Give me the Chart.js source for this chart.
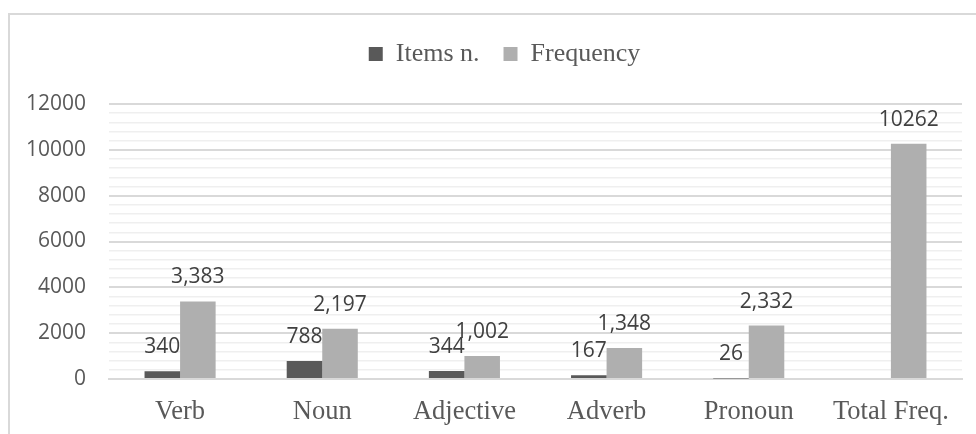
...
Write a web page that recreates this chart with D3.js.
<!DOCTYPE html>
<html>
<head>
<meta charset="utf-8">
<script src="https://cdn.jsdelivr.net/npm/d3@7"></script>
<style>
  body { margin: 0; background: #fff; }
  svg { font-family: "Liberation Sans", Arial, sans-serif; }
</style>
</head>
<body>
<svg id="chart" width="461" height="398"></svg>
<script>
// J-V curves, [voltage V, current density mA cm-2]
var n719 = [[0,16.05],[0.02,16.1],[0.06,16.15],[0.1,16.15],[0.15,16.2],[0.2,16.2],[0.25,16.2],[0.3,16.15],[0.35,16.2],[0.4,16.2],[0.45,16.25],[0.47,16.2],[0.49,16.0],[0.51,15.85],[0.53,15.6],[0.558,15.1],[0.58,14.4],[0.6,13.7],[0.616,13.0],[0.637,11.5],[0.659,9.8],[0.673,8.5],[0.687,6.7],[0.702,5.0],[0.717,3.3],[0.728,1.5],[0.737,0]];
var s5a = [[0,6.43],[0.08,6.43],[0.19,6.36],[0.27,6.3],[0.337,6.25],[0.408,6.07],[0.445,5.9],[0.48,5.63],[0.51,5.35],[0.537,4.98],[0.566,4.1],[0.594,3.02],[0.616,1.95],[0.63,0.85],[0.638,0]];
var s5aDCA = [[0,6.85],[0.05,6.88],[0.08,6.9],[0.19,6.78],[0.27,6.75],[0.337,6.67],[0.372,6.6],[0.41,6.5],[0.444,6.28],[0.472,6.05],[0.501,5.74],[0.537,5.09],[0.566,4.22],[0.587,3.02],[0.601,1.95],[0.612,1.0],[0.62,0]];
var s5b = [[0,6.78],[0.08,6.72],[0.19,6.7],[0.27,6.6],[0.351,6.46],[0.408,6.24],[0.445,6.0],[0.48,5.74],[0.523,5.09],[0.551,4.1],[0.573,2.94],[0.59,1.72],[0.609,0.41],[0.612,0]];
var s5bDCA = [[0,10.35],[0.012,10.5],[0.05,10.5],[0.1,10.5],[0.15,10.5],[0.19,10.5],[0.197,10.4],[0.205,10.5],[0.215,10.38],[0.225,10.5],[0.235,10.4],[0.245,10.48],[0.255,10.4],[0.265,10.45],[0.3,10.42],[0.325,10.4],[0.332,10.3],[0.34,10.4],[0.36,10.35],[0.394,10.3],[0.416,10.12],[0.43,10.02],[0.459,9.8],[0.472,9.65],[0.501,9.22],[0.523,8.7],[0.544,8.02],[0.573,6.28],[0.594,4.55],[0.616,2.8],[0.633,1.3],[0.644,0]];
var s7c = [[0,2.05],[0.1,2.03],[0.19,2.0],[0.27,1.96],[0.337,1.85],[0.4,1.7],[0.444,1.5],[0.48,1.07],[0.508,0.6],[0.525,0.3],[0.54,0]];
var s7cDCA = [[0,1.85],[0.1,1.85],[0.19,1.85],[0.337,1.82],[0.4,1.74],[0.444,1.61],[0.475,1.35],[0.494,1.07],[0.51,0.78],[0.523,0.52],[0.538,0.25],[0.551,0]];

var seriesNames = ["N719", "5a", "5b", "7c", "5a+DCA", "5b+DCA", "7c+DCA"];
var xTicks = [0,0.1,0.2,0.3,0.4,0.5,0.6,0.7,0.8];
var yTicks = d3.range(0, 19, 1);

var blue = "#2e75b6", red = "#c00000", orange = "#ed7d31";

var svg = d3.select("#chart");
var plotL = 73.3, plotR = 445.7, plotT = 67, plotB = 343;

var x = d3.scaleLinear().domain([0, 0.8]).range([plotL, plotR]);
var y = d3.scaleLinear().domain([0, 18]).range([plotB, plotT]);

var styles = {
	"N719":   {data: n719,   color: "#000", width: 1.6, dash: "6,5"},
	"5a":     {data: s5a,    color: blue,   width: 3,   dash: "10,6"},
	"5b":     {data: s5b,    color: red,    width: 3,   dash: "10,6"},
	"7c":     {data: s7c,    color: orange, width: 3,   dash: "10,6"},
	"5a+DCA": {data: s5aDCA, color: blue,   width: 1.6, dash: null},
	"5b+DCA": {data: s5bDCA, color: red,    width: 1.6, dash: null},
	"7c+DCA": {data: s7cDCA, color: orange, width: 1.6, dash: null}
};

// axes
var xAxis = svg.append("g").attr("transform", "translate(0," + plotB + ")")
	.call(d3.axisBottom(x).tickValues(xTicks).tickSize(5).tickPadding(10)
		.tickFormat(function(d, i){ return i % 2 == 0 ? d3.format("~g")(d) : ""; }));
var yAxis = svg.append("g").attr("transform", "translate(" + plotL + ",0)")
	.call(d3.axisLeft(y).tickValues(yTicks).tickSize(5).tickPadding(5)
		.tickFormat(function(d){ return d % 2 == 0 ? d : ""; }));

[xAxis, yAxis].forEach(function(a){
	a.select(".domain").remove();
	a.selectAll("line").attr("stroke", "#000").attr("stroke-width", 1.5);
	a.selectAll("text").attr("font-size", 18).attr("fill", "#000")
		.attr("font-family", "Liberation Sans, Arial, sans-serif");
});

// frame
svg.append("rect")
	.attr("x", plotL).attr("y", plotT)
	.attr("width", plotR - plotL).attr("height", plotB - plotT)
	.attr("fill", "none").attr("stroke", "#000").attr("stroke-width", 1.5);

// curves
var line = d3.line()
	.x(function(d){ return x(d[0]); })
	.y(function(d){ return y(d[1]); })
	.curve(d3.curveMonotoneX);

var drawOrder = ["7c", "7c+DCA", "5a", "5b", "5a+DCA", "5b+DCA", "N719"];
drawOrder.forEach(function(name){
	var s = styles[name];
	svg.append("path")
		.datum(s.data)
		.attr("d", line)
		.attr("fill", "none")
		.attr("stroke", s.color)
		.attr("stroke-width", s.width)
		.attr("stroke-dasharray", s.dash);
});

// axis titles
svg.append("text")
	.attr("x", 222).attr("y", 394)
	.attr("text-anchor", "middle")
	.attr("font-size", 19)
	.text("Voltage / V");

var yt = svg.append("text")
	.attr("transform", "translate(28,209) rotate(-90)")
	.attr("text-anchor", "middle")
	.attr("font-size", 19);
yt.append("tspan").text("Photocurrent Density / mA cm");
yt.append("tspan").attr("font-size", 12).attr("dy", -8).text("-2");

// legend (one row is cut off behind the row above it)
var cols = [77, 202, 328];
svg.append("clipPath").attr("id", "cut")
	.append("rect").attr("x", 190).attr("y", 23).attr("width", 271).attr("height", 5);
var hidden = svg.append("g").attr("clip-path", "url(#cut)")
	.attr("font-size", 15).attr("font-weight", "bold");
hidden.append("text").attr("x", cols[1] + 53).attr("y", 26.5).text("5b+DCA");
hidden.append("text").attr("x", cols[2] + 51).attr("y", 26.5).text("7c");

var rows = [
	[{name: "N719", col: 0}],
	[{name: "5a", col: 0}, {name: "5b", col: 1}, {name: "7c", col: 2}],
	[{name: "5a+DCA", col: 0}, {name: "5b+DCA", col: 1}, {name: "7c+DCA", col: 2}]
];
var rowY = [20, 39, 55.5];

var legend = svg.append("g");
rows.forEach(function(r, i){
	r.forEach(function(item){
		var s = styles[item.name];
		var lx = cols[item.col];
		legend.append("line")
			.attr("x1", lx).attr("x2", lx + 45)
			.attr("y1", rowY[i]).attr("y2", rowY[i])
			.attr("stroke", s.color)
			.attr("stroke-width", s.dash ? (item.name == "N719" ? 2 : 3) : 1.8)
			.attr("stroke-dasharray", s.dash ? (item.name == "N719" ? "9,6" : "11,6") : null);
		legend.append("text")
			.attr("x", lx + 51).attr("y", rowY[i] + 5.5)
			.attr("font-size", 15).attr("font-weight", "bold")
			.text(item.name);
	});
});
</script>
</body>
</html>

Exercise details> Pick out the lines above containing the word "this", then copy them.

Solution>
Give me the Chart.js source for this chart.
Write a web page that recreates this chart with D3.js.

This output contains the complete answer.